*Untuk
melihat semua artikel Sejarah Kota Makassar dalam blog ini Klik Disini
Wajo, tidak sehebat
Luwu dan Gowa di masa lampau. Wajo adalah kerajaan kecil yang berada di
pedalaman seperti halnya kerajaan-kerajaan Enrekang, Rappang, Sidenreng dan
Soppeng. Namun uniknya, diantara kerajaan-kerajaan pedalaman, Kerajaan Wajo
terbilang satu-satunya kerajaan yang masih memiliki akses ke lautan (pantai).

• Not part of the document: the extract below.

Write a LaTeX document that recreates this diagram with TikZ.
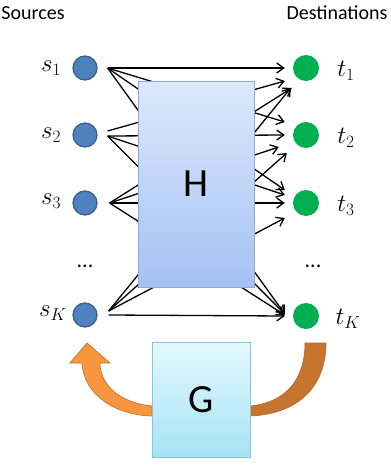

Sebagai kerajaan pedalaman, penduduk Wajo beribukota di sekitar danau pedalaman
(danau Tempe). Kerajaan Wajo bertetengga dekat dengan kerajaan Soppeng dan
kerajaan Rappang.
Pada saat tumbuh dan berkembang Kerajaan Gowa (federasi Gowa
dan Tallo) di pantai barat semenanjung Sulawesi, tiga kerajaan di pantai timur membentuk
federasi baru yang terdiri dari Bone, Wajo dan Soppeng. Federasi kerajaan ini
disebut Tellumpoccoe. Namun pada saat Kerajaan Gowa berselisih dengan VOC
(Belanda), federasi Tellumpoccoe pecah kongsi. Kerajaan Wajo berpihak ke Gowa karena
Bone dan Soppeng bekerjasama dengam VOC untuk memerwangi Kerajaan Gowa. Pasca
penaklukkan Kerajaan Gowa oleh VOC di bawah Admiral Speelman, pimpinan Wajo (Arung
Matowa Wajo) La Tenri Lai To Sengngeng menolak menandatangani Perjanjian
Bungaya. Untuk menghukum Wajo, Arung Palakka dari Bone dan sekutunya menyerang
Wajo di benteng Tosora, setelah mengepungnya selama tiga bulan. Pasca penaklukkan
Wajo ini, sebagaimana halnya para pengeran Gowa Tallo, meninggalkan kampong
halaman. Kebeberasan Wajo baru berhasil dipulihkan pada era pemimpin Wajo, La
Maddukkelleng gelar Arung Matowa Wajo, Arung Peneki, Arung Sengkang, Sultan
Pasir.
Lantas
bagaimana sejarah Wajo? Seperti disebut di atas Wajo memiliki sejarah tersendiri
dan memiliki riwayat sendiri. Wajo sendiri adalah kerajaan pedalaman
(beribukota dengan danau Tempe), tetapi masih memiliki akses ke wilayah pantai
(paut). Bagaimana bisa? Seperti kata ahli sejarah tempo doeloe, semuanya
ada permulaan. Untuk menambah pengetahuan dan meningkatkan wawasan
sejarah nasional, mari kita telusuri sumber-sumber tempo
doeloe.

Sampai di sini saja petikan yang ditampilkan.